··· Exercise material

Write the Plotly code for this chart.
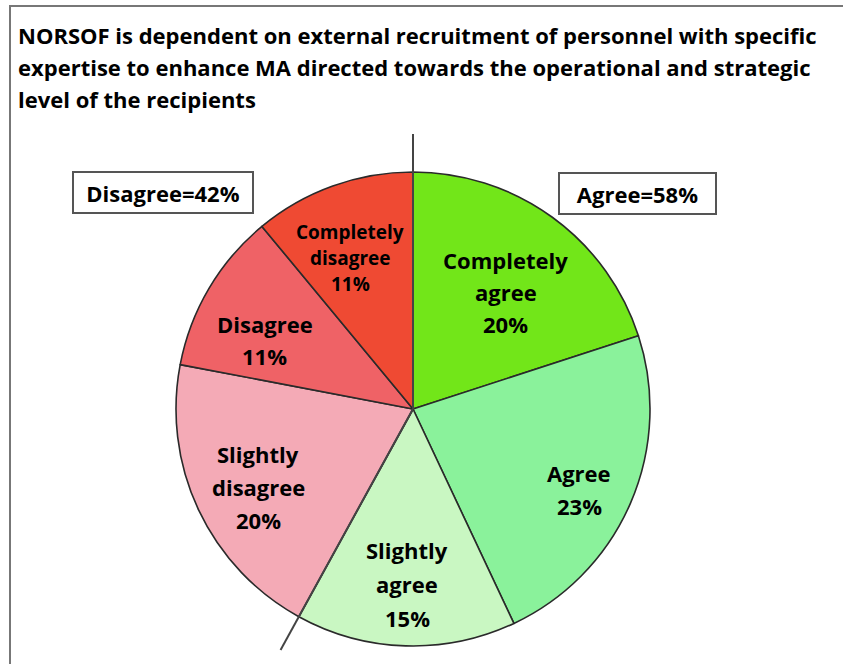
import math
import plotly.graph_objects as go

# ---- data ----
categories = ["Completely agree", "Agree", "Slightly agree",
              "Slightly disagree", "Disagree", "Completely disagree"]
values = [20, 23, 15, 20, 11, 11]
label_words = [["Completely", "agree"], ["Agree"], ["Slightly", "agree"],
               ["Slightly", "disagree"], ["Disagree"], ["Completely", "disagree"]]
group_labels = ["Agree=58%", "Disagree=42%"]
title_lines = ["NORSOF is dependent on external recruitment of personnel with specific",
               "expertise to enhance MA directed towards the operational and strategic",
               "level of the recipients"]

# ---- style ----
colors = ["#72E619", "#8AF29B", "#C9F7C2", "#F4AAB6", "#EF6266", "#EF4A33"]
font_sizes = [22, 22, 22, 22, 22, 19]
line_gaps = [32, 33, 34, 33, 32, 26]
label_radius = [0.63, 0.78, 0.74, 0.73, 0.69, 0.69]
angle_offset_deg = [2.5, 2.5, 0, -1.5, -5.5, -2.7]
FONT = "Open Sans"

W, H = 843, 664
cx, cy, R = 413, 409, 237  # pixel geometry of pie


def px(x):
    return x / W


def py(y):
    return 1 - y / H


fig = go.Figure(go.Pie(
    labels=categories, values=values, textinfo="none",
    sort=False, direction="clockwise", rotation=0,
    marker=dict(colors=colors, line=dict(color="#2a2a2a", width=1.6)),
    domain=dict(x=[px(cx - R), px(cx + R)], y=[py(cy + R), py(cy - R)]),
    showlegend=False, hoverinfo="label+percent",
))

shapes = []
# frame (left and top edges visible)
shapes.append(dict(type="rect", xref="paper", yref="paper",
                   x0=px(10), x1=1.05, y0=-0.05, y1=py(6),
                   line=dict(color="#777777", width=2), layer="above"))

total = sum(values)
# divider lines between agree and disagree groups
agree_share = sum(values[:3]) / total
for frac in [0.0, agree_share]:
    ang = frac * 2 * math.pi
    x1 = cx + 1.16 * R * math.sin(ang)
    y1 = cy - 1.16 * R * math.cos(ang)
    shapes.append(dict(type="line", xref="paper", yref="paper",
                       x0=px(cx), y0=py(cy), x1=px(x1), y1=py(y1),
                       line=dict(color="#444444", width=2)))

annotations = []
for i, line in enumerate(title_lines):
    annotations.append(dict(text="<b>" + line + "</b>", x=px(16), y=py(35 + 32 * i),
                            xref="paper", yref="paper", xanchor="left", yanchor="middle",
                            showarrow=False, font=dict(family=FONT, size=22, color="black")))

# slice labels, placed at each slice's mid angle
cum = 0
for i, v in enumerate(values):
    mid = (cum + v / 2) / total * 2 * math.pi + math.radians(angle_offset_deg[i])
    cum += v
    lx = cx + label_radius[i] * R * math.sin(mid)
    ly = cy - label_radius[i] * R * math.cos(mid)
    lines = label_words[i] + [f"{round(100 * v / total)}%"]
    n = len(lines)
    for k, t in enumerate(lines):
        yy = ly + (k - (n - 1) / 2) * line_gaps[i]
        annotations.append(dict(text="<b>" + t + "</b>", x=px(lx), y=py(yy),
                                xref="paper", yref="paper", xanchor="center", yanchor="middle",
                                showarrow=False,
                                font=dict(family=FONT, size=font_sizes[i], color="black")))

annotations += [
    dict(text="<b>" + group_labels[1] + "</b>", x=px(163), y=py(192), xref="paper", yref="paper",
         xanchor="center", yanchor="middle",
         showarrow=False, font=dict(family=FONT, size=22, color="black"),
         bordercolor="#555555", borderwidth=2, borderpad=2, width=174, height=35, bgcolor="white"),
    dict(text="<b>" + group_labels[0] + "</b>", x=px(637), y=py(193), xref="paper", yref="paper",
         xanchor="center", yanchor="middle",
         showarrow=False, font=dict(family=FONT, size=22, color="black"),
         bordercolor="#555555", borderwidth=2, borderpad=2, width=151, height=35, bgcolor="white"),
]

fig.update_layout(width=W, height=H, margin=dict(l=0, r=0, t=0, b=0),
                  paper_bgcolor="white", shapes=shapes, annotations=annotations)
fig.write_html("out.html", config={"displayModeBar": False},
               post_script="document.body.style.margin='0';")
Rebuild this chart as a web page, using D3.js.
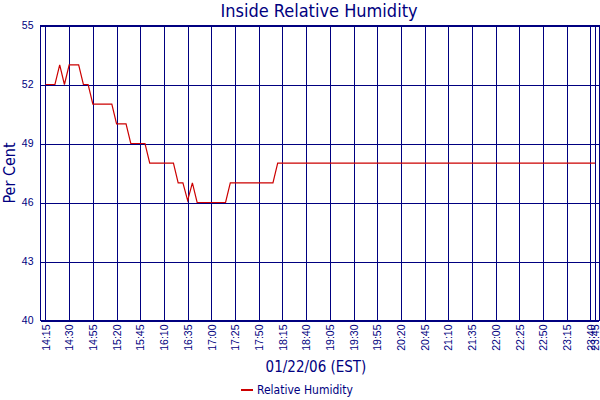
<!DOCTYPE html>
<html>
<head>
<meta charset="utf-8">
<script src="https://cdn.jsdelivr.net/npm/d3@7"></script>
<style>
  body { margin: 0; background: #fff; }
  svg { font-family: "DejaVu Sans Condensed", "DejaVu Sans", sans-serif; }
  .grid line { stroke: #000080; stroke-width: 1; shape-rendering: crispEdges; }
  .grid text { fill: #000080; font-size: 10.5px; }
</style>
</head>
<body>
<svg width="600" height="400"></svg>
<script>
// humidity readings, one every 5 minutes (index based, like the original category axis)
let humidity = [
  52, 52, 52, 53, 52, 53, 53, 53, 52, 52,
  51, 51, 51, 51, 51, 50, 50, 50, 49, 49,
  49, 49, 48, 48, 48, 48, 48, 48, 47, 47,
  46.1, 47, 46, 46, 46, 46, 46, 46, 46, 47,
  47, 47, 47, 47, 47, 47, 47, 47, 47, 48,
  48, 48, 48, 48, 48, 48, 48, 48, 48, 48,
  48, 48, 48, 48, 48, 48, 48, 48, 48, 48,
  48, 48, 48, 48, 48, 48, 48, 48, 48, 48,
  48, 48, 48, 48, 48, 48, 48, 48, 48, 48,
  48, 48, 48, 48, 48, 48, 48, 48, 48, 48,
  48, 48, 48, 48, 48, 48, 48, 48, 48, 48,
  48, 48, 48, 48, 48, 48, 48
];

let timeLabels = ['14:15', '14:30', '14:55', '15:20', '15:45', '16:10', '16:35', '17:00',
  '17:25', '17:50', '18:15', '18:40', '19:05', '19:30', '19:55', '20:20', '20:45',
  '21:10', '21:35', '22:00', '22:25', '22:50', '23:15', '23:40', '23:45'];
let timeIdx = [0, 5, 10, 15, 20, 25, 30, 35, 40, 45, 50, 55, 60, 65, 70, 75, 80,
  85, 90, 95, 100, 105, 110, 115, 116];

let yTicks = [40, 43, 46, 49, 52, 55];

let svg = d3.select('svg');
let navy = '#000080';

let plotL = 40.5, plotR = 599, plotT = 25.5, plotB = 320.5;

let x = d3.scaleLinear().domain([-1.05, 116.8]).range([plotL, plotR]);
let y = d3.scaleLinear().domain([40, 55]).range([plotB, plotT]);

// horizontal grid + y labels
let yAxis = svg.append('g').attr('class', 'grid')
  .attr('transform', `translate(${plotL},0)`)
  .call(d3.axisLeft(y).tickValues(yTicks).tickSize(-(plotR - plotL)).tickPadding(7));
yAxis.select('.domain').remove();

// vertical grid + rotated time labels
let xAxis = svg.append('g').attr('class', 'grid')
  .attr('transform', `translate(0,${plotB})`)
  .call(d3.axisBottom(x).tickValues(timeIdx).tickFormat((d, i) => timeLabels[i]).tickSize(-(plotB - plotT)));
xAxis.select('.domain').remove();
xAxis.selectAll('text')
  .attr('y', 0)
  .attr('dy', '0.35em')
  .attr('text-anchor', 'end')
  .attr('transform', 'translate(0,4) rotate(-90)');

// frame
svg.append('rect')
  .attr('x', plotL).attr('y', plotT)
  .attr('width', plotR - plotL).attr('height', plotB - plotT)
  .attr('fill', 'none').attr('stroke', navy)
  .attr('shape-rendering', 'crispEdges');

// the data line
let line = d3.line().x((d, i) => x(i)).y(d => y(d));
svg.append('path')
  .datum(humidity)
  .attr('d', line)
  .attr('fill', 'none')
  .attr('stroke', '#cc0000')
  .attr('stroke-width', 1.2);

// titles
svg.append('text')
  .attr('x', 319).attr('y', 17)
  .attr('text-anchor', 'middle')
  .attr('font-size', 18)
  .attr('fill', navy)
  .text('Inside Relative Humidity');

svg.append('text')
  .attr('transform', `translate(15,${(plotT + plotB) / 2}) rotate(-90)`)
  .attr('text-anchor', 'middle')
  .attr('font-size', 16)
  .attr('fill', navy)
  .text('Per Cent');

svg.append('text')
  .attr('x', 316).attr('y', 372)
  .attr('text-anchor', 'middle')
  .attr('font-size', 15)
  .attr('fill', navy)
  .text('01/22/06 (EST)');

// legend
let legend = svg.append('g').attr('transform', 'translate(241,390)');
legend.append('line')
  .attr('x1', 0).attr('x2', 12)
  .attr('stroke', '#cc0000').attr('stroke-width', 2);
legend.append('text')
  .attr('x', 16).attr('y', 4)
  .attr('font-size', 12)
  .attr('fill', navy)
  .text('Relative Humidity');
</script>
</body>
</html>
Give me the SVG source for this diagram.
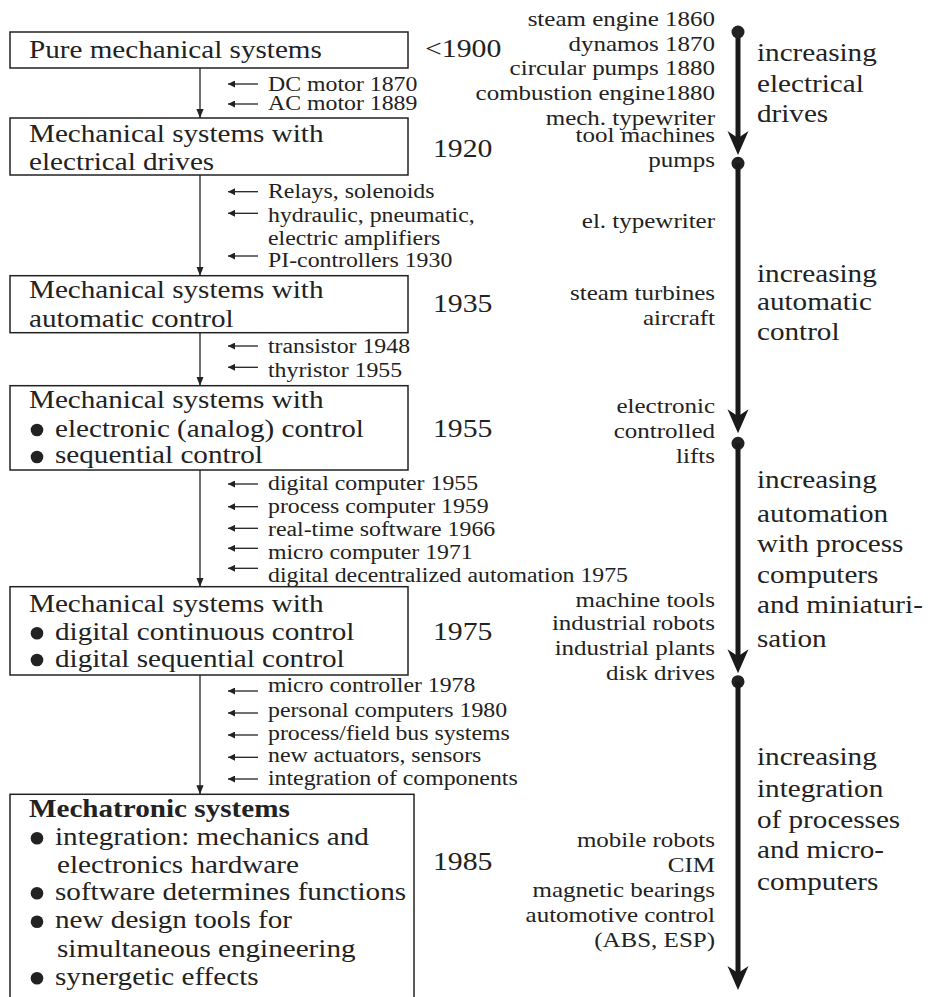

······

To do — Read the entries and select each line where the word "chart" is found.

Completed exercise —
Write the Plotly code for this chart.
Rebuild this chart as a web page, using D3.js.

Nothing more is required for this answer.